[Figure scripts]
(begin)

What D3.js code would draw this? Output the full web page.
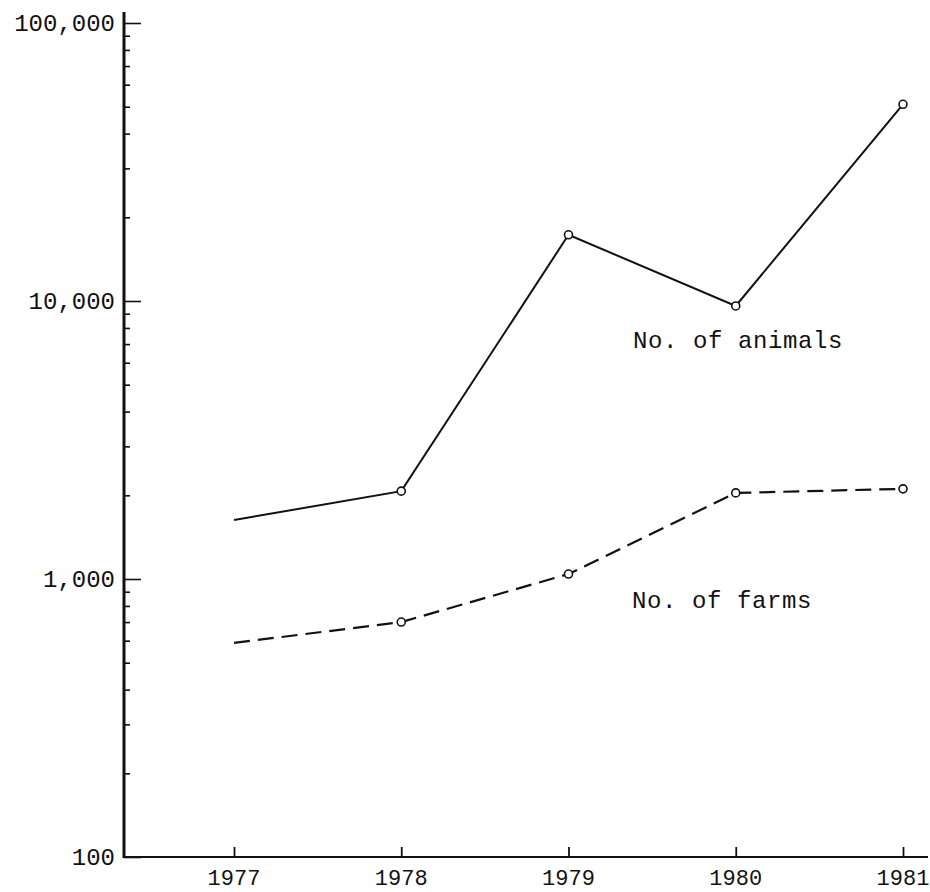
<!DOCTYPE html>
<html>
<head>
<meta charset="utf-8">
<script src="https://cdn.jsdelivr.net/npm/d3@7"></script>
<style>
  html, body { margin: 0; padding: 0; background: #fff; }
  svg { display: block; }
  text { font-family: "Liberation Mono", "DejaVu Sans Mono", monospace; fill: #111; }
</style>
</head>
<body>
<svg id="chart" width="930" height="892"></svg>
<script>
// ---- data ----
const years = [1977, 1978, 1979, 1980, 1981];
const animals = [1630, 2070, 17300, 9600, 51000];
const farms = [589, 700, 1042, 2040, 2110];
const yMajorTicks = [100, 1000, 10000, 100000];
const yTickLabels = ["100", "1,000", "10,000", "100,000"];
const xTickLabels = ["1977", "1978", "1979", "1980", "1981"];
const seriesLabels = ["No. of animals", "No. of farms"];

// ---- layout ----
const svg = d3.select("#chart");
const x = d3.scaleLinear().domain([1977, 1981]).range([234, 903]);
const y = d3.scaleLog().domain([100, 100000]).range([857, 23]);
const axisX = 124;
const axisY = 857;

// minor ticks
const minorTicks = [];
for (let p = 100; p < 100000; p *= 10) {
  for (let k = 2; k <= 9; k++) minorTicks.push(p * k);
}

// y axis: minor ticks (inward)
const gMinor = svg.append("g").attr("transform", `translate(${axisX},0)`)
  .call(d3.axisRight(y).tickValues(minorTicks).tickSize(6).tickFormat(""));
gMinor.select(".domain").remove();
gMinor.selectAll("line").attr("stroke", "#111").attr("stroke-width", 1.6);

// y axis: major ticks (inward)
const gMajor = svg.append("g").attr("transform", `translate(${axisX},0)`)
  .call(d3.axisRight(y).tickValues(yMajorTicks).tickSize(17).tickFormat(""));
gMajor.select(".domain").remove();
gMajor.selectAll("line").attr("stroke", "#111").attr("stroke-width", 1.6);

// y labels
svg.append("g").selectAll("text").data(yMajorTicks).join("text")
  .attr("x", 115)
  .attr("y", d => y(d))
  .attr("dy", "0.35em")
  .attr("text-anchor", "end")
  .attr("font-size", 24)
  .text((d, i) => yTickLabels[i]);

// x axis ticks (pointing up)
const gX = svg.append("g").attr("transform", `translate(0,${axisY})`)
  .call(d3.axisTop(x).tickValues(years).tickSize(10).tickFormat(""));
gX.select(".domain").remove();
gX.selectAll("line").attr("stroke", "#111").attr("stroke-width", 1.8);

// x labels
svg.append("g").selectAll("text").data(years).join("text")
  .attr("x", d => x(d))
  .attr("y", 885)
  .attr("text-anchor", "middle")
  .attr("font-size", 22)
  .text((d, i) => xTickLabels[i]);

// axis lines
svg.append("line")
  .attr("x1", axisX).attr("x2", axisX)
  .attr("y1", 12).attr("y2", axisY + 1)
  .attr("stroke", "#111").attr("stroke-width", 3);
svg.append("line")
  .attr("x1", axisX - 1).attr("x2", 928)
  .attr("y1", axisY).attr("y2", axisY)
  .attr("stroke", "#111").attr("stroke-width", 2.2);

// series lines
const line = d3.line().x(d => x(d[0])).y(d => y(d[1]));
const animalPts = years.map((yr, i) => [yr, animals[i]]);
const farmPts = years.map((yr, i) => [yr, farms[i]]);

svg.append("path").datum(animalPts)
  .attr("d", line)
  .attr("fill", "none").attr("stroke", "#111").attr("stroke-width", 2);

svg.append("path").datum(farmPts)
  .attr("d", line)
  .attr("fill", "none").attr("stroke", "#111").attr("stroke-width", 2.2)
  .attr("stroke-dasharray", "16,8");

// markers (none at 1977)
[animalPts, farmPts].forEach(pts => {
  svg.append("g").selectAll("circle").data(pts.slice(1)).join("circle")
    .attr("cx", d => x(d[0]))
    .attr("cy", d => y(d[1]))
    .attr("r", 4)
    .attr("fill", "#fff")
    .attr("stroke", "#111")
    .attr("stroke-width", 1.6);
});

// series labels
svg.append("text").attr("x", 633).attr("y", 348)
  .attr("font-size", 24).attr("letter-spacing", 0.6)
  .text(seriesLabels[0]);
svg.append("text").attr("x", 632).attr("y", 608)
  .attr("font-size", 24).attr("letter-spacing", 0.6)
  .text(seriesLabels[1]);
</script>
</body>
</html>
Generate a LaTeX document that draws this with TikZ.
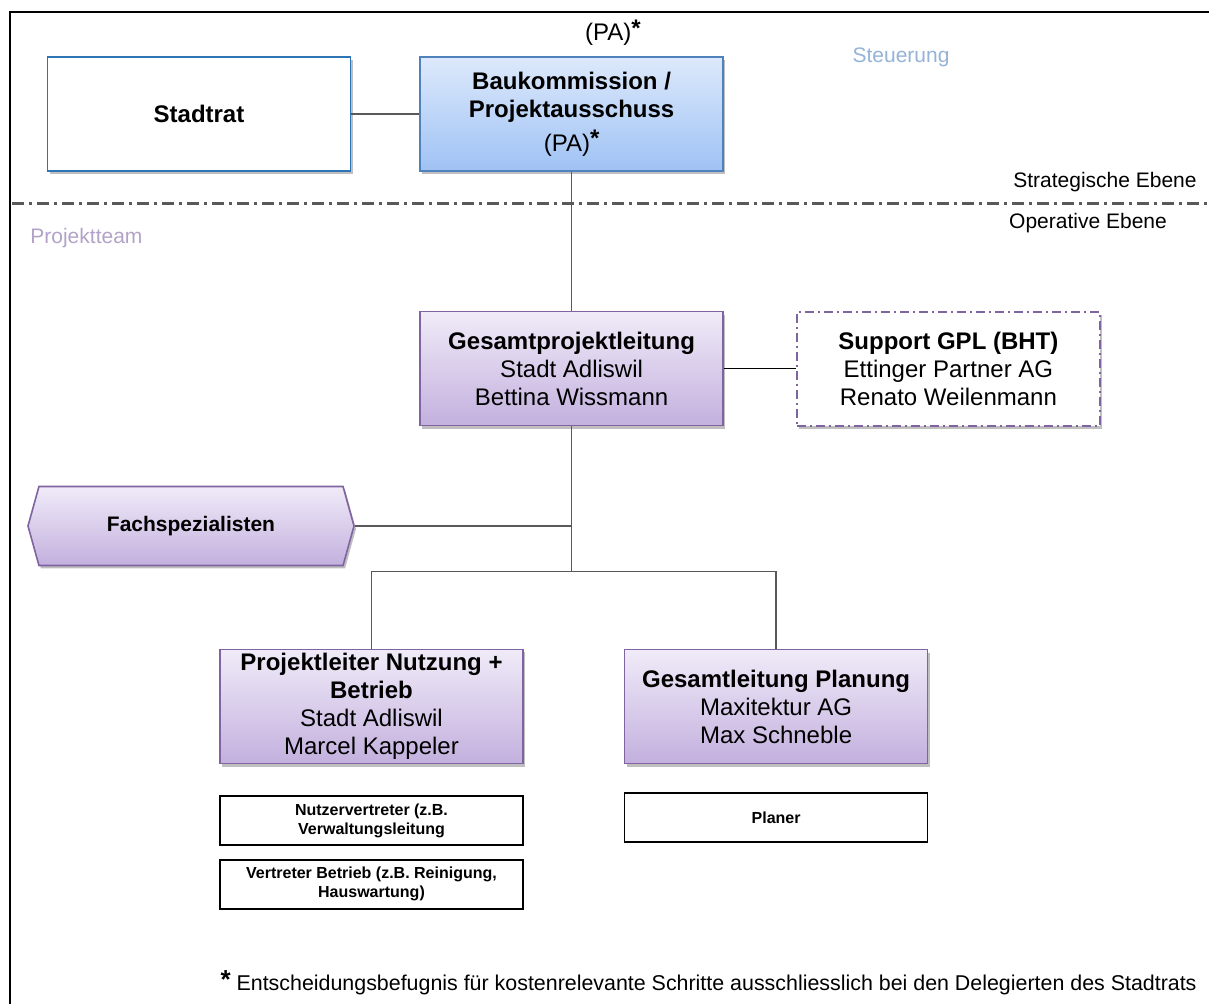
\documentclass[tikz,border=0pt]{standalone}
\usepackage{fontspec}
\setmainfont{Liberation Sans}
\usepackage{tikz}
\usetikzlibrary{positioning, shapes.symbols, shadows, calc}

\definecolor{ratblue}{HTML}{2E75B6}
\definecolor{paborder}{HTML}{4F81BD}
\definecolor{patop}{HTML}{DDE9FB}
\definecolor{pabottom}{HTML}{9FC2F4}
\definecolor{lila}{HTML}{8064A2}
\definecolor{lilatop}{HTML}{F0EBF8}
\definecolor{lilabottom}{HTML}{C3B0DE}
\definecolor{linegray}{HTML}{595959}
\definecolor{steuerblue}{HTML}{95B3D7}
\definecolor{teamlila}{HTML}{B3A2C7}

\begin{document}
\begin{tikzpicture}[
    x=0.5pt, y=-0.5pt,
    % Styles
    shadowed/.style={drop shadow={shadow xshift=1pt, shadow yshift=-1.5pt, opacity=0.25, fill=black}},
    bigbox/.style={rectangle, minimum width=151.5pt, minimum height=57pt, align=center, font=\fontsize{12}{14}\selectfont, inner sep=2pt},
    ratbox/.style={bigbox, draw=ratblue, line width=0.8pt, fill=white, shadowed},
    pabox/.style={bigbox, draw=paborder, line width=0.8pt, top color=patop, bottom color=pabottom, shadowed},
    lilabox/.style={bigbox, draw=lila, line width=0.8pt, top color=lilatop, bottom color=lilabottom, shadowed},
    supportbox/.style={bigbox, draw=lila, line width=1pt, fill=white, dash pattern=on 4.5pt off 2pt on 1pt off 2pt, shadowed},
    smallbox/.style={rectangle, draw=black, line width=0.8pt, fill=white, minimum width=151.5pt, minimum height=24.5pt, align=center, font=\fontsize{8}{9.5}\selectfont\bfseries, inner sep=1pt},
    hexbox/.style={signal, signal to=west and east, signal pointer angle=149, draw=lila, line width=0.8pt, top color=lilatop, bottom color=lilabottom, minimum width=163pt, minimum height=39.5pt, font=\fontsize{10.5}{12}\selectfont\bfseries, shadowed},
    note/.style={font=\fontsize{10.5}{12}\selectfont, inner sep=0pt},
    link/.style={draw=linegray, line width=0.7pt}
]
\useasboundingbox (0,0) rectangle (1209,1004);
% --- frame (only left and top edge visible) ---
\draw[line width=1.2pt] (10,1010) -- (10,12) -- (1215,12);

% --- Strategische Ebene ---
\node[ratbox] (stadtrat) at (199,114) {\bfseries Stadtrat};
\node[pabox, right = 34pt of stadtrat] (bauk) {\bfseries Baukommission /\\\bfseries Projektausschuss\\[3pt](PA)\raisebox{0.35ex}{\bfseries *}};
\node[font=\fontsize{12}{14}\selectfont, inner sep=0pt] (pa_top) at (613,33) {(PA)\raisebox{0.35ex}{\bfseries *}};
\node[note, text=steuerblue] (steuerung) at (901,57) {Steuerung};
\draw[link] (stadtrat) -- (bauk);

% --- Trennlinie ---
\node[note, anchor=east] (strat) at (1197,182) {Strategische Ebene};
\draw[draw=linegray, line width=1.5pt, dash pattern=on 6pt off 2.5pt on 1.5pt off 2.5pt] (12,204) -- (1209,204);
\node[note] (oper) at (1088,223) {Operative Ebene};
\node[note, text=teamlila, anchor=west] (team) at (30,238) {Projektteam};

% --- Operative Ebene ---
\node[lilabox, below = 69.5pt of bauk] (gpl) {\bfseries Gesamtprojektleitung\\Stadt Adliswil\\Bettina Wissmann};
\node[supportbox, right = 36pt of gpl] (support) {\bfseries Support GPL (BHT)\\Ettinger Partner AG\\Renato Weilenmann};
\draw[link] (bauk) -- (gpl);
\draw[line width=0.8pt] (gpl) -- (support);

\node[hexbox] (fach) at (191,526) {Fachspezialisten};
\path (gpl.south) ++(0,145) coordinate (split);
\draw[link] (gpl) -- (split);
\draw[link] (fach.east) -- (fach.east -| split);

\node[lilabox] (plnb) at (371.5,706.5) {\bfseries Projektleiter Nutzung +\\\bfseries Betrieb\\Stadt Adliswil\\Marcel Kappeler};
\node[lilabox, right = 50pt of plnb] (glp) {\bfseries Gesamtleitung Planung\\Maxitektur AG\\Max Schneble};
\draw[link] (plnb.north) |- (split) -| (glp.north);

% --- Beteiligte ---
\node[smallbox, below = 15.5pt of plnb] (nutzer) {Nutzervertreter (z.B.\\Verwaltungsleitung};
\node[smallbox, below = 6.5pt of nutzer] (betrieb) {Vertreter Betrieb (z.B. Reinigung,\\Hauswartung)};
\node[smallbox, below = 14pt of glp] (planer) {Planer};

% --- Fussnote ---
\node[font=\fontsize{10.7}{12}\selectfont, anchor=east, inner sep=0pt] (fussnote) at (1197,983) {\raisebox{0.2ex}{\fontsize{13}{13}\selectfont\bfseries *} Entscheidungsbefugnis für kostenrelevante Schritte ausschliesslich bei den Delegierten des Stadtrats};
\end{tikzpicture}
\end{document}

(end)

Out of the material above, select every line that holds the string "this".

* [ANSWER TO THE TASK]
What D3.js code would draw this? Output the full web page.
Generate a LaTeX document that draws this with TikZ.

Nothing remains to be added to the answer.